Goal of the exercise
Only the lines from the one containing "Give me the" through the one containing "ax.tick_params(axis='y', pad=6)" should be output, both ends included and exactly as they appear, minus any pictures.

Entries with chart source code
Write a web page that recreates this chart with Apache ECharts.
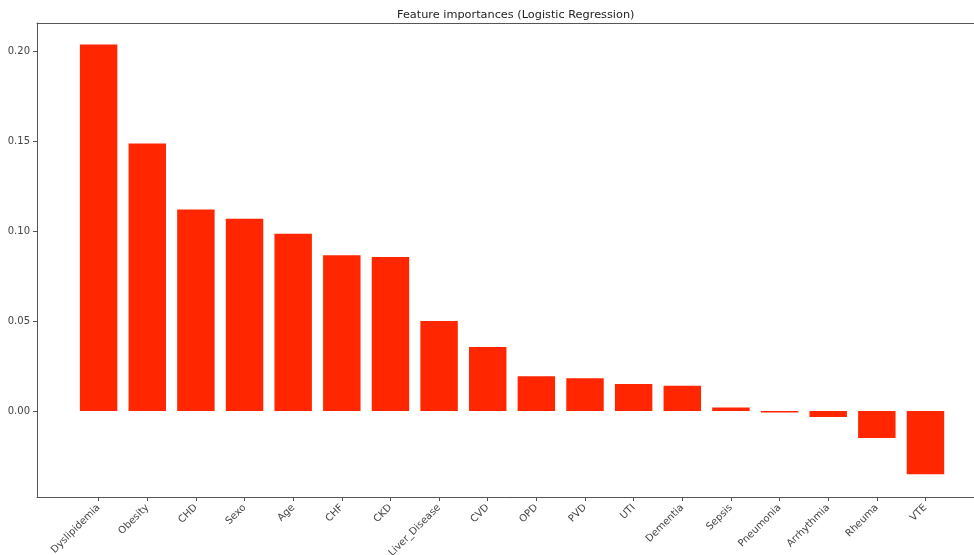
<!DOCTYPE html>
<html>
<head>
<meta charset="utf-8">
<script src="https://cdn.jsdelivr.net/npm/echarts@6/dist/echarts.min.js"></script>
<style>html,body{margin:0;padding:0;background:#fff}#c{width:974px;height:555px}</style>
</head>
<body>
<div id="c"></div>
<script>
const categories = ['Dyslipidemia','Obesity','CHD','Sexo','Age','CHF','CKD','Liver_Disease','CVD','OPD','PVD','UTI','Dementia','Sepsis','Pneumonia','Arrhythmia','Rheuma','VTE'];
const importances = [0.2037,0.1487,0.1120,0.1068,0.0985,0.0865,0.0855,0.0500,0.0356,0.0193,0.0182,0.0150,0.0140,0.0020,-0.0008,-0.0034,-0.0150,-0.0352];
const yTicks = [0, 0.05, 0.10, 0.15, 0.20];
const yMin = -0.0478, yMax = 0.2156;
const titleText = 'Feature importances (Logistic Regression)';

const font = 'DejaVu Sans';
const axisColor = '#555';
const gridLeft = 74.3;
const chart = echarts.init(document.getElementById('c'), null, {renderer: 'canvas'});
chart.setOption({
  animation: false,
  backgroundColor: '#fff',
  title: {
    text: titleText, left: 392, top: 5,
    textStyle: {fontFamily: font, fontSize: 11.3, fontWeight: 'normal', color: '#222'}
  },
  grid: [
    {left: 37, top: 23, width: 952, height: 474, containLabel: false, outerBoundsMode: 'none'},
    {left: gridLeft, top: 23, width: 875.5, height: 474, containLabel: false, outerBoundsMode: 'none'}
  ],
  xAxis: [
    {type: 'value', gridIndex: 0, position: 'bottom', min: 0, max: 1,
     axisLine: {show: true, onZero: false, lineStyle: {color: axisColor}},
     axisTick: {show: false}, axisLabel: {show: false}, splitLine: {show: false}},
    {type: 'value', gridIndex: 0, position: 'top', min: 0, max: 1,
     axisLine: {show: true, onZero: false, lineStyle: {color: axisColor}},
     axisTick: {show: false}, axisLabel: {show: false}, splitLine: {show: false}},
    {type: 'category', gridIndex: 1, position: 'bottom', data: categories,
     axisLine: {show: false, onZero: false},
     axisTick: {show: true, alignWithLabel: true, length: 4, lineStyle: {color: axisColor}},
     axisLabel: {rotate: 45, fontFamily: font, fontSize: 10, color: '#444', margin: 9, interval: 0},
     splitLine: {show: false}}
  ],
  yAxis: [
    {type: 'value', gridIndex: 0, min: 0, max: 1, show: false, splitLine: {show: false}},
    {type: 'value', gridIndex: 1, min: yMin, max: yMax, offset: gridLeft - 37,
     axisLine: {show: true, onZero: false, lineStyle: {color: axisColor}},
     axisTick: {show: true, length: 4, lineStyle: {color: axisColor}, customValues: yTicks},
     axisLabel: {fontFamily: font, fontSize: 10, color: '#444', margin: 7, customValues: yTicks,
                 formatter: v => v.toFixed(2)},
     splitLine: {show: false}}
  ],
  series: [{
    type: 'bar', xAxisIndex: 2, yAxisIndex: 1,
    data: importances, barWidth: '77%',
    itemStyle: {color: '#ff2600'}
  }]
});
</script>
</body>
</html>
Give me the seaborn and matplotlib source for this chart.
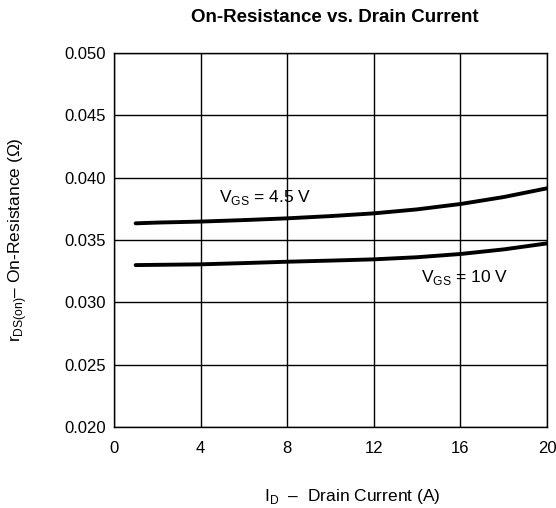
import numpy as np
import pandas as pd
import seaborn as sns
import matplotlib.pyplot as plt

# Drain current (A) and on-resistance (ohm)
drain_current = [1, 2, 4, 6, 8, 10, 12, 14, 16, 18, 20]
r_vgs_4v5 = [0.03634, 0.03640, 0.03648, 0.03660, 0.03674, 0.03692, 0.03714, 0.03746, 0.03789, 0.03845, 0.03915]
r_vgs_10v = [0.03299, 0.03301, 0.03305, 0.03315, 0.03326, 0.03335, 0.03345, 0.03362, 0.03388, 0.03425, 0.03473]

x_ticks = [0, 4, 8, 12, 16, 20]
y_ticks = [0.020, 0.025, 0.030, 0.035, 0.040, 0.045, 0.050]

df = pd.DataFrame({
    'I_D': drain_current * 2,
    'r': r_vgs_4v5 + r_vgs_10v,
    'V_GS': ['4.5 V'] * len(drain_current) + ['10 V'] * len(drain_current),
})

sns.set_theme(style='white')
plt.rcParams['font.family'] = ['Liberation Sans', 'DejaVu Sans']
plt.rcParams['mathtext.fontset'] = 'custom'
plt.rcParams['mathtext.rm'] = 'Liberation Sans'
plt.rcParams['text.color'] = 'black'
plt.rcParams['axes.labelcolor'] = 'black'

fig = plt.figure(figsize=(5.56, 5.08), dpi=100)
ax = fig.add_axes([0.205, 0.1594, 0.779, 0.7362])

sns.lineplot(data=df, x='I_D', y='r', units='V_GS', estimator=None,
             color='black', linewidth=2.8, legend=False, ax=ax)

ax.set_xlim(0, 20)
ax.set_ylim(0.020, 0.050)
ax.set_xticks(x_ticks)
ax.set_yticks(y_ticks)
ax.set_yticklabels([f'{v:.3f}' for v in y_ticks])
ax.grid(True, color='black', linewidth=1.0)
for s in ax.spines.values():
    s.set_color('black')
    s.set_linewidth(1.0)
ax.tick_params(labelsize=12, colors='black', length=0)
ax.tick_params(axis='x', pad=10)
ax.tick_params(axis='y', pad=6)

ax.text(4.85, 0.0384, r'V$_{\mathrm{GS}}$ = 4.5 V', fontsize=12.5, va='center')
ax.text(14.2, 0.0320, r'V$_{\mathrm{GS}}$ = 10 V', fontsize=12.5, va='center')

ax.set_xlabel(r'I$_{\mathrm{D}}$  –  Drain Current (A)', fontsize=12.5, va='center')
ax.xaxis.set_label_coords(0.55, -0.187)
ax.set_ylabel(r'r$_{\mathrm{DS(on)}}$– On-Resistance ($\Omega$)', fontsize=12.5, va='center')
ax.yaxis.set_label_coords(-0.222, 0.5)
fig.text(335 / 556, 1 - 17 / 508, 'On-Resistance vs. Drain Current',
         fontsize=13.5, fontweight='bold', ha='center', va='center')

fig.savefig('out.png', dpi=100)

Solution
Give me the seaborn and matplotlib source for this chart.
import numpy as np
import pandas as pd
import seaborn as sns
import matplotlib.pyplot as plt

# Drain current (A) and on-resistance (ohm)
drain_current = [1, 2, 4, 6, 8, 10, 12, 14, 16, 18, 20]
r_vgs_4v5 = [0.03634, 0.03640, 0.03648, 0.03660, 0.03674, 0.03692, 0.03714, 0.03746, 0.03789, 0.03845, 0.03915]
r_vgs_10v = [0.03299, 0.03301, 0.03305, 0.03315, 0.03326, 0.03335, 0.03345, 0.03362, 0.03388, 0.03425, 0.03473]

x_ticks = [0, 4, 8, 12, 16, 20]
y_ticks = [0.020, 0.025, 0.030, 0.035, 0.040, 0.045, 0.050]

df = pd.DataFrame({
    'I_D': drain_current * 2,
    'r': r_vgs_4v5 + r_vgs_10v,
    'V_GS': ['4.5 V'] * len(drain_current) + ['10 V'] * len(drain_current),
})

sns.set_theme(style='white')
plt.rcParams['font.family'] = ['Liberation Sans', 'DejaVu Sans']
plt.rcParams['mathtext.fontset'] = 'custom'
plt.rcParams['mathtext.rm'] = 'Liberation Sans'
plt.rcParams['text.color'] = 'black'
plt.rcParams['axes.labelcolor'] = 'black'

fig = plt.figure(figsize=(5.56, 5.08), dpi=100)
ax = fig.add_axes([0.205, 0.1594, 0.779, 0.7362])

sns.lineplot(data=df, x='I_D', y='r', units='V_GS', estimator=None,
             color='black', linewidth=2.8, legend=False, ax=ax)

ax.set_xlim(0, 20)
ax.set_ylim(0.020, 0.050)
ax.set_xticks(x_ticks)
ax.set_yticks(y_ticks)
ax.set_yticklabels([f'{v:.3f}' for v in y_ticks])
ax.grid(True, color='black', linewidth=1.0)
for s in ax.spines.values():
    s.set_color('black')
    s.set_linewidth(1.0)
ax.tick_params(labelsize=12, colors='black', length=0)
ax.tick_params(axis='x', pad=10)
ax.tick_params(axis='y', pad=6)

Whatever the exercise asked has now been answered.